Now, I know what you're thinking: Tony Bravo, you think everything is a gay allegory. In the past, I've pointed to the X-Men (mutant powers manifesting at puberty that require a coming out process and results in discrimination), Twilight's gym queen werewolf, Morrissey-looking vampire and sulky girl in flannel (technically, the books are a Mormon allegory for waiting until marriage, but the movies are totally a gay allegory), Maria von Trapp (the musical version, not the historical one), and even the Little Mermaid. But Rudolph is special. Not only is our red-nosed friend a seasonal gay allegory, but he's one that generations of children have grown up with, through the song (gay) and the stop-motion Rank and Bass special that plays every year on an ABC Family loop (extremely gay). For our purposes, let's dissect the 1964 television special; it is, after all, a classic.
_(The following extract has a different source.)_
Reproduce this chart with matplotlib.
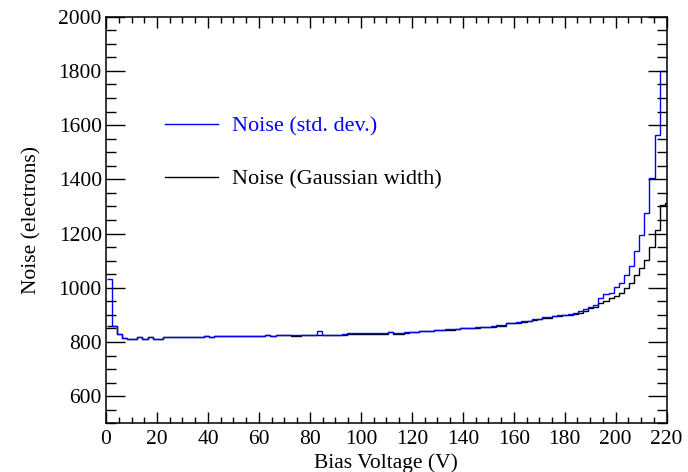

- Folk Singer Burl Ives opens and closes Rudolph and occasionally interjects a song as narrator "Sam the Snowman." Sam the Snowman wears a very Commes Des Garcons-looking plaid vest (hmmmm) and sounds exactly like Burl Ives as Big Daddy in Cat on a Hot Tin Roof. The fact that I can immediately tie this special to a Tennessee Williams masterwork already lets you know just how gay this is going to get.
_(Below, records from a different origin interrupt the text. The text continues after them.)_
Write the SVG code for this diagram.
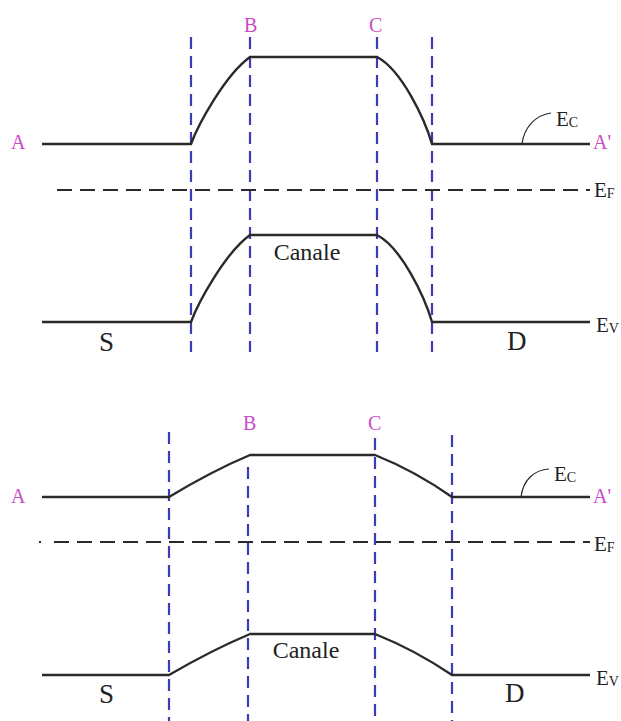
<svg xmlns="http://www.w3.org/2000/svg" width="621" height="721" viewBox="0 0 621 721">
<style>
.band{fill:none;stroke:#2a2a2a;stroke-width:2.4}
.ef{fill:none;stroke:#2a2a2a;stroke-width:2;stroke-dasharray:15 8}
.vd{fill:none;stroke:#3c3cb4;stroke-width:2.2;stroke-dasharray:12 7}
.lead{fill:none;stroke:#2a2a2a;stroke-width:1.2}
.pt{font-family:"Liberation Serif",serif;font-size:20px;fill:#c84cc8}
.lb{font-family:"Liberation Serif",serif;font-size:21px;fill:#222}
.cn{font-family:"Liberation Serif",serif;font-size:24px;fill:#222}
.big{font-family:"Liberation Serif",serif;font-size:27px;fill:#222}
.sub{font-size:14px}
</style>
<rect width="621" height="721" fill="#ffffff"/>
<g id="connectors">
<line class="vd" x1="191" y1="37" x2="191" y2="352"/>
<line class="vd" x1="250" y1="37" x2="250" y2="352"/>
<line class="vd" x1="377" y1="37" x2="377" y2="352"/>
<line class="vd" x1="432" y1="37" x2="432" y2="352"/>
<line class="vd" x1="169" y1="432" x2="169" y2="721"/>
<line class="vd" x1="248" y1="467" x2="248" y2="721"/>
<line class="vd" x1="375" y1="438" x2="375" y2="721"/>
<line class="vd" x1="452" y1="435" x2="452" y2="721"/>
</g>
<g id="top-diagram">
<path class="band" d="M42,144 H191 C198,125 225,75 250,57 H377 C402,70 425,120 432,144 H590"/>
<line class="ef" x1="57" y1="190" x2="590" y2="190"/>
<path class="band" d="M42,322 H191 C198,303 225,253 250,235 H377 C402,248 425,298 432,322 H590"/>
<path class="lead" d="M522,144 C524,127 536,115 551,113"/>
<text class="pt" x="11" y="149">A</text>
<text class="pt" x="593" y="149">A'</text>
<text class="pt" x="244" y="32">B</text>
<text class="pt" x="369" y="32">C</text>
<text class="lb" x="556" y="126">E<tspan class="sub" dy="1">C</tspan></text>
<text class="lb" x="594" y="197">E<tspan class="sub" dy="1">F</tspan></text>
<text class="lb" x="596" y="332">E<tspan class="sub" dy="1">V</tspan></text>
<text class="big" x="99" y="351">S</text>
<text class="big" x="507" y="350">D</text>
<text class="cn" x="307" y="260" text-anchor="middle">Canale</text>
</g>
<g id="bottom-diagram">
<path class="band" d="M42,497 H169 Q212,471 250,455 H375 Q415,471 452,497 H590"/>
<line class="ef" x1="39" y1="542" x2="41" y2="542" style="stroke-dasharray:none"/>
<line class="ef" x1="54" y1="542" x2="590" y2="542"/>
<path class="band" d="M42,675 H169 Q212,650 250,634 H375 Q415,650 452,675 H590"/>
<path class="lead" d="M521,497 C523,480 534,470 549,469"/>
<text class="pt" x="11" y="503">A</text>
<text class="pt" x="593" y="503">A'</text>
<text class="pt" x="243" y="430">B</text>
<text class="pt" x="368" y="430">C</text>
<text class="lb" x="554" y="481">E<tspan class="sub" dy="1">C</tspan></text>
<text class="lb" x="594" y="551">E<tspan class="sub" dy="1">F</tspan></text>
<text class="lb" x="596" y="685">E<tspan class="sub" dy="1">V</tspan></text>
<text class="big" x="99" y="703">S</text>
<text class="big" x="505" y="702">D</text>
<text class="cn" x="306" y="658" text-anchor="middle">Canale</text>
</g>
</svg>
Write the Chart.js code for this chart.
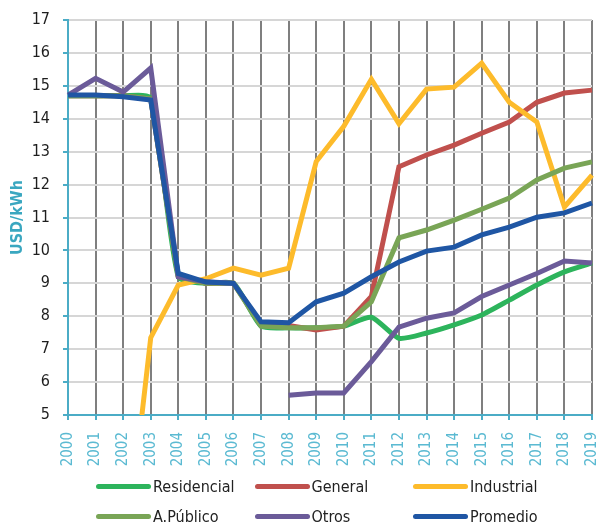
<!DOCTYPE html>
<html>
<head>
<meta charset="utf-8">
<script src="https://cdn.jsdelivr.net/npm/chart.js@4"></script>
<style>
  html, body { margin: 0; padding: 0; background: #fff; }
  #wrap { position: relative; width: 598px; height: 528px; }
  #chart { position: absolute; left: 0; top: 0; }
  .legend-item {
    position: absolute;
    display: flex;
    align-items: center;
    font-family: "DejaVu Sans Condensed", "Liberation Sans", sans-serif;
    font-size: 16px;
    color: #222;
    white-space: nowrap;
  }
  .legend-line {
    width: 55px;
    height: 5px;
    border-radius: 3px;
    margin-right: 2px;
  }
</style>
</head>
<body>
<div id="wrap">
  <canvas id="chart" width="598" height="528"></canvas>
</div>
<script>
const years = ["2000", "2001", "2002", "2003", "2004", "2005", "2006", "2007", "2008", "2009",
  "2010", "2011", "2012", "2013", "2014", "2015", "2016", "2017", "2018", "2019"];

const residencial = [14.7, 14.7, 14.7, 14.62, 9.2, 9.0, 9.0, 7.7, 7.65, 7.65, 7.7, 7.97, 7.33, 7.49, 7.74, 8.04, 8.49, 8.95, 9.35, 9.62];
const general = [14.7, 14.7, 14.7, 14.6, 9.2, 9.0, 9.0, 7.75, 7.72, 7.58, 7.7, 8.6, 12.54, 12.9, 13.2, 13.56, 13.9, 14.5, 14.78, 14.87];
const industrial = [null, null, 0, 7.35, 8.95, 9.14, 9.46, 9.25, 9.46, 12.7, 13.77, 15.2, 13.85, 14.9, 14.96, 15.69, 14.5, 13.9, 11.32, 12.29];
const aPublico = [14.7, 14.7, 14.7, 14.6, 9.2, 9.0, 9.0, 7.7, 7.65, 7.65, 7.7, 8.44, 10.38, 10.62, 10.92, 11.25, 11.59, 12.14, 12.5, 12.69];
const otros = [14.72, 15.23, 14.81, 15.54, 9.2, 9.05, 9.0, null, 5.6, 5.67, 5.67, 6.62, 7.67, 7.94, 8.1, 8.6, 8.95, 9.3, 9.68, 9.62];
const promedio = [14.72, 14.72, 14.67, 14.57, 9.3, 9.04, 9.0, 7.83, 7.8, 8.44, 8.7, 9.2, 9.65, 9.98, 10.1, 10.47, 10.71, 11.01, 11.14, 11.44];

const seriesNames = ["Residencial", "General", "Industrial", "A.Público", "Otros", "Promedio"];
const seriesColors = ["#2db45c", "#c0504d", "#fdbb2b", "#79a556", "#6b5b99", "#1f56a4"];
const seriesData = [residencial, general, industrial, aPublico, otros, promedio];

const yMin = 5;
const yMax = 17;

const narrowFont = "'DejaVu Sans Condensed', 'Liberation Sans', sans-serif";
const teal = "#4bacc6";

// later series are drawn on top (lowest order = top)
const datasets = seriesNames.map((name, i) => ({
  label: name,
  data: seriesData[i],
  order: seriesNames.length - 1 - i,
  borderColor: seriesColors[i],
  backgroundColor: seriesColors[i],
  borderWidth: 5,
  pointRadius: 0,
  tension: name === "Residencial" ? 0.2 : 0,
  spanGaps: false,
  fill: false
}));

new Chart(document.getElementById("chart"), {
  type: "line",
  data: { labels: years, datasets },
  options: {
    responsive: false,
    animation: false,
    layout: { padding: { top: 20, right: 6, left: 0, bottom: 0 } },
    plugins: {
      legend: { display: false },
      tooltip: { enabled: false }
    },
    scales: {
      x: {
        offset: false,
        grid: { color: "#7f7f7f", lineWidth: 2, tickColor: teal, tickLength: 5 },
        border: { color: teal, width: 2 },
        ticks: {
          autoSkip: false,
          minRotation: 90,
          maxRotation: 90,
          padding: 12,
          color: "#5bbad2",
          font: { family: narrowFont, size: 15 }
        },
        afterFit: function(scale) {
          scale.height = 113;
          scale.paddingLeft = 0;
          scale.paddingRight = 0;
        }
      },
      y: {
        min: yMin,
        max: yMax,
        grid: { color: "#d6d6d6", lineWidth: 2, tickColor: teal, tickLength: 5 },
        border: { color: teal, width: 2 },
        ticks: {
          stepSize: 1,
          padding: 13,
          color: "#1e1e1e",
          font: { family: narrowFont, size: 16 }
        },
        title: {
          display: true,
          text: "USD/kWh",
          color: "#3aa7c0",
          padding: { top: 8, bottom: 0 },
          font: { family: narrowFont, size: 16, weight: "bold" }
        },
        afterFit: function(scale) {
          scale.width = 68;
          scale.paddingTop = 0;
          scale.paddingBottom = 0;
        }
      }
    }
  }
});

// legend, 3 columns x 2 rows
const wrap = document.getElementById("wrap");
seriesNames.forEach((name, i) => {
  const item = document.createElement("div");
  item.className = "legend-item";
  item.style.left = (96 + (i % 3) * 158.5) + "px";
  item.style.top = (477 + Math.floor(i / 3) * 29.5) + "px";
  item.innerHTML = `<span class="legend-line" style="background:${seriesColors[i]}"></span><span>${name}</span>`;
  wrap.appendChild(item);
});
</script>
</body>
</html>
- Reindeer Donner's wife (she doesn't get a name so we'll just call her Mrs. Donner) starts the story properly by giving birth to a pretty, slightly feminine fawn (voiced by actress Billie Mae Richards) that the Donners name Rudolph. Mr. Donner struts proudly with the thought that his masculine legacy of pulling Santa's sleigh will live on, when suddenly, little Rudolph's nose starts to glow bright red. Donner recoils in horror like so many fathers when their sons first express an interest in fashion design or musical theater, but Mrs. Donner shrugs and says, "I guess we'll just have to overlook it." Not exactly a declaration of love and acceptance, but she's one of the few members of Santa's conformity village that are nice to the poor kid.
- Just when he could do the most good, Santa enters the scene and does the most harm. Observing that Rudolph is smart (he's a newborn fawn that properly identifies everyone by name), Santa too recoils when Rudolph's red nose starts to glow. "I'm sure he'll grow out of it, Santa," Donner immediately apologizes, ashamed that his fey and different little fawn embarrassed him in front of the boss. "He'll have to, if he wants to join the sleigh team!" And with that, Santa goes on his merry way, now that he's basically given Donner and all the other reindeer carte blanche to torment our little red-nosed LGBT youth allegory. Every time I watch the special, it occurs to me that Santa could have sent this story in an entirely different direction if he said, "Donner, don't apologize for the kid. The nose is part of who he is" and then pulled a stop-motion Lady Gaga out of his sack to sing "Born This Way."
- Deeply ashamed of his red-nosed son, Donner covers his nose with some convenient dirt so he can be "a normal little buck." That's sort of like when fathers of gay sons insist on giving them a football for Christmas instead of the One Direction calendar they asked for so they "will have something in common with the boys on the playground." Rudolph's shameful nose hidden, Donner can finally hug his son -- but it's a false love. When Mrs. Donner gives her son a kiss, his nose happily blinks bright red and you get the feeling things haven't entirely been resolved.